WHat type of mileage do you get 1) on the road and 2) in town.

Thanks!


----------



## trodery (Sep 13, 2006)

I tell you what Argo, if your brave enough to sit in the drivers seat and do the stunt you are more than welcome to give it a try  Better have a parachute.



2hours---- about 17.5 in town 20 on the highwya driving about 70


----------



## Argo (May 21, 2004)

would not be the first stupid thing I have done to total someone elses car.


----------



## Blue Water Ho (May 21, 2004)

^^^^^ ditto^^^^^^^ DO NOT GIVE HIM THE TRUCK^^^^^^HE WILL TRY IT^^^^^


----------



## trodery (Sep 13, 2006)

LOL Blue, I think ol Argo would die if he failed at that attempt.


----------



## gitchesum (Nov 18, 2006)

Nah, he'd jump out at the last second. But think about it, you'd get a new truck out of the deal.


Seriously though, the Tundra is a nice truck, but they have to get real with the commercials. The one with the swinging I-beams is completely unbelievable.

I'll just be happy to finally get my truck back on the road. I've been really taking my time on this one. 

ARP Head studs
Stage 2 F-1 injectors
F-1 Diesel Valve springs
HRD Stainless Steel Tube Header
Ported Head.

When I get it done, all I need to do is get the twin turbo piping fabbed up. Gotta get the mad money account stocked back up before I get there though.


----------



## Blue Water Ho (May 21, 2004)

HA! I had a guy want to race me lastnight in his Lincon Towncar. He didnt belive me that our trucks run that great of a time in the 1/4. I declined the race due to my TC slipping from the abuse it took when the truck had mods.


----------



## gitchesum (Nov 18, 2006)

My fastest time is 13.4. It'll blow that away when I get it put back together.

As far as the slipping TC, I know a fella that can take care of that for ya. Might cost a little though.


----------



## Redfishr (Jul 26, 2004)

SOunds like he should have spent less on his boat and more on his truck......


----------



## Blue Water Ho (May 21, 2004)

gitchesum said:


> My fastest time is 13.4. It'll blow that away when I get it put back together.
> 
> As far as the slipping TC, I know a fella that can take care of that for ya. Might cost a little though.


Realllllly, how much for a triple disk and a VB? Just had buddy throw down 707HP, #2 only, on the dyno 2 weeks ago.


----------



## gitchesum (Nov 18, 2006)

Triple discs TCC are around $1400, not sure what he gets for a valve body.

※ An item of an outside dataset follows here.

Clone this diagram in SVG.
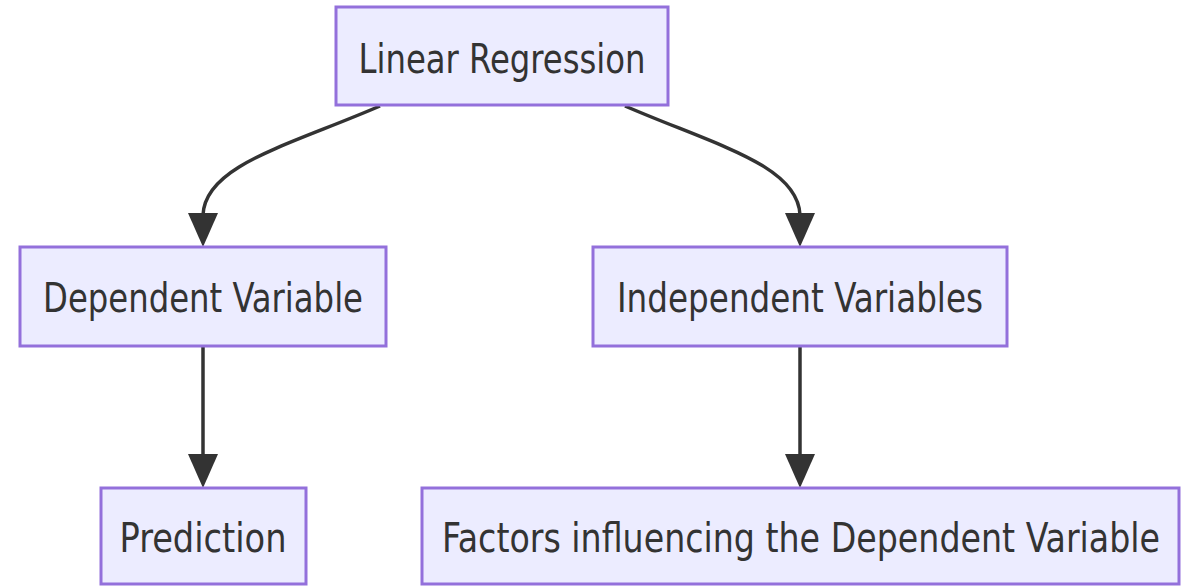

But, you'll also need to look at getting a billet input shaft and flexplate. You build the tranny good enough and start putting HP through it, and either the input shaft will snap, or you'll rip the center out of the flexplate.


----------



## bigwahoo (May 25, 2005)

Alot of rigs will pull that load, but can they stop it?...Once Again Children...Weight of tow vehicle, Torque, Traction, and mongo brakes to stop the momentum. Look at the big rigs.


----------



## Blue Water Ho (May 21, 2004)

gitchesum said:


> Triple discs TCC are around $1400, not sure what he gets for a valve body.
> 
> But, you'll also need to look at getting a billet input shaft and flexplate. You build the tranny good enough and start putting HP through it, and either the input shaft will snap, or you'll rip the center out of the flexplate.


Maybe down the line I would go fully built, but for now a TC and VB should be alright. Plus I can do that here at the house. Thanks for the info


----------



## Blue Water Ho (May 21, 2004)

bigwahoo said:


> Alot of rigs will pull that load, but can they stop it?...Once Again Children...Weight of tow vehicle, Torque, Traction, and mongo brakes to stop the momentum. Look at the big rigs.

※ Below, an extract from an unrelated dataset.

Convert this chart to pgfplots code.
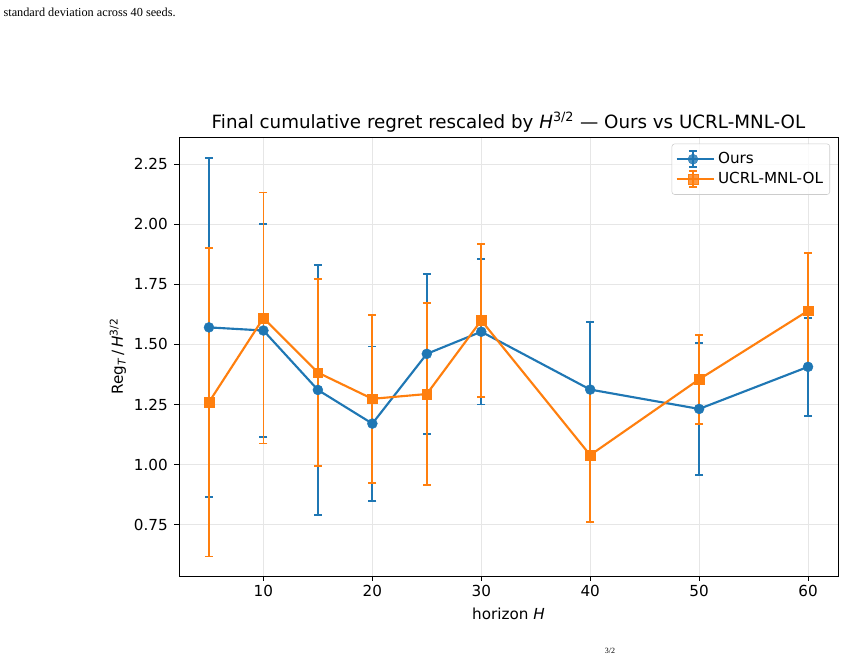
\documentclass[border=0pt]{standalone}
\usepackage{pgfplots}
\pgfplotsset{compat=1.18}
\usepackage{pgfplotstable}
\usepackage{fontspec}
\setmainfont{DejaVu Sans}
\newfontfamily\capfont{Liberation Serif}
\definecolor{tabblue}{HTML}{1F77B4}
\definecolor{taborange}{HTML}{FF7F0E}
\definecolor{gridgray}{HTML}{E6E6E6}

\pgfplotstableread{
x y e
5 1.571 0.704
10 1.558 0.443
15 1.311 0.520
20 1.171 0.321
25 1.461 0.333
30 1.553 0.303
40 1.3125 0.280
50 1.232 0.274
60 1.407 0.204
}\ours
\pgfplotstableread{
x y e
5 1.260 0.641
10 1.610 0.522
15 1.383 0.388
20 1.274 0.350
25 1.294 0.377
30 1.600 0.317
40 1.040 0.278
50 1.355 0.185
60 1.640 0.240
}\ucrl

\begin{document}
\begin{tikzpicture}
\path[use as bounding box] (0pt,0pt) rectangle (634.5pt,491.25pt);
\node[anchor=base west, inner sep=0pt, font=\capfont\fontsize{9.2}{11}\selectfont] at (2.5pt,478.5pt) {standard deviation across 40 seeds.};
\node[anchor=south, inner sep=0pt, font=\capfont\fontsize{6}{7}\selectfont] at (457.5pt,0.6pt) {3/2};
\begin{axis}[
  at={(134.25pt,59.25pt)}, anchor=south west,
  scale only axis, width=494.25pt, height=329.25pt,
  xmin=2.25, xmax=62.75, ymin=0.5375, ymax=2.3625,
  xtick={10,20,30,40,50,60},
  ytick={0.75,1.00,1.25,1.50,1.75,2.00,2.25},
  /pgf/number format/assume math mode=true,
  yticklabel style={/pgf/number format/fixed, /pgf/number format/fixed zerofill, /pgf/number format/precision=2},
  tick label style={font=\fontsize{11.4}{13}\selectfont},
  xticklabel style={anchor=base, inner sep=0pt, yshift=-12.15pt},
  yticklabel style={anchor=east, inner sep=0pt, xshift=-4.65pt},
  tick align=outside, xtick pos=bottom, ytick pos=left,
  major tick length=3.6pt,
  every tick/.style={black, line width=0.6pt},
  axis line style={black, line width=0.6pt},
  grid=major,
  major grid style={gridgray, line width=0.6pt},
  every axis title shift=0pt,
  title={Final cumulative regret rescaled by \textit{H}\textsuperscript{3/2} — Ours vs UCRL-MNL-OL},
  title style={font=\fontsize{13.7}{16}\selectfont, at={(axis description cs:0.5,1)}, anchor=base, inner sep=0pt, yshift=6.4pt},
  xlabel={horizon \textit{H}},
  xlabel style={font=\fontsize{11.4}{13}\selectfont, at={(axis description cs:0.5,0)}, anchor=base, inner sep=0pt, yshift=-33pt},
  ylabel={Reg\textsubscript{\textit{T}}\,/\,\textit{H}\textsuperscript{3/2}},
  ylabel style={font=\fontsize{11.4}{13}\selectfont, at={(axis description cs:-0.0926,0.5)}, anchor=center, inner sep=0pt},
  legend style={at={(1,1)}, anchor=north east, xshift=-6pt, yshift=-5pt,
    draw=black!20, rounded corners=2pt, fill=white, fill opacity=0.8, text opacity=1,
    font=\fontsize{11.4}{13}\selectfont, row sep=1pt, inner xsep=3pt, inner ysep=4.5pt},
  legend cell align=left,
  legend image code/.code={
    \path (0pt,0pt) -- (28pt,0pt);
    \draw[#1,mark=none] (0pt,0pt) -- (24pt,0pt);
    \draw[#1,mark=none,line width=1.3pt] (12pt,-6pt) -- (12pt,6pt);
    \draw[#1,mark=none,line width=1.3pt] (9pt,-6pt) -- (15pt,-6pt) (9pt,6pt) -- (15pt,6pt);
    \draw[#1] plot coordinates {(12pt,0pt)};
  },
  error bars/y dir=both, error bars/y explicit,
]
\addplot[tabblue, line width=1.6pt, mark=*, mark size=3.75pt, mark options={solid, fill=tabblue, draw=tabblue, line width=0.3pt},
  error bars/error bar style={line width=1.3pt, tabblue},
  error bars/error mark options={rotate=90, mark size=3pt, line width=1.3pt, tabblue}]
  table[x=x, y=y, y error=e] {\ours};
\addlegendentry{Ours}
\addplot[taborange, line width=1.6pt, mark=square*, mark size=3.6pt, mark options={solid, fill=taborange, draw=taborange, line width=0.3pt},
  error bars/error bar style={line width=1.3pt, taborange},
  error bars/error mark options={rotate=90, mark size=3pt, line width=1.3pt, taborange}]
  table[x=x, y=y, y error=e] {\ucrl};
\addlegendentry{UCRL-MNL-OL}
\end{axis}
\end{tikzpicture}
\end{document}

I was pulling a 28ft Aqua Sport from the vally to San Antonio with my old '97 CTD 4x4 when the trailer decided to throw a temper tantrum at 65MPH. It was crazy, I can only describe it as "death wobble". Thought I was gonn shart myself but my truck slowed it down and got it under control.

I dont think any cars behind us passed for atleast a half an hour. Me and Argo laugh about it now, but man that was no fun. Im pretty positive that my fingers are still imprinted on the steering wheel.


----------



## MrG (Apr 10, 2005)

Blue Water Ho said:


> I was pulling a 28ft Aqua Sport from the vally to San Antonio with my old '97 CTD 4x4 when the trailer decided to throw a temper tantrum at 65MPH. It was crazy, I can only describe it as "death wobble". Thought I was gonn shart myself but my truck slowed it down and got it under control.
> 
> I dont think any cars behind us passed for atleast a half an hour. Me and Argo laugh about it now, but man that was no fun. Im pretty positive that my fingers are still imprinted on the steering wheel.


I think he was referring to the Toy.


----------



## Blue Water Ho (May 21, 2004)

Im just saying it took a 3/4 4x4 CTD to stop that boat from throwing us off the road. At one point it lifted the rear of my truck up. Scary stuff. Just a IMO.


----------



## Argo (May 21, 2004)

yeah there are hand prints on the steering wheel and some little cones on the seat cushions from us puckering up soo tight. We took up both lanes and the shoulder with the truck and boat flopping back and forth, trailer had no tongue weight and bad axle alighnment. We drove from harlingen to SA going 55mph to keep the wobble down and I purchased a new trailer the next week........


----------



## Blue Water Ho (May 21, 2004)

Good times.............................good times.


----------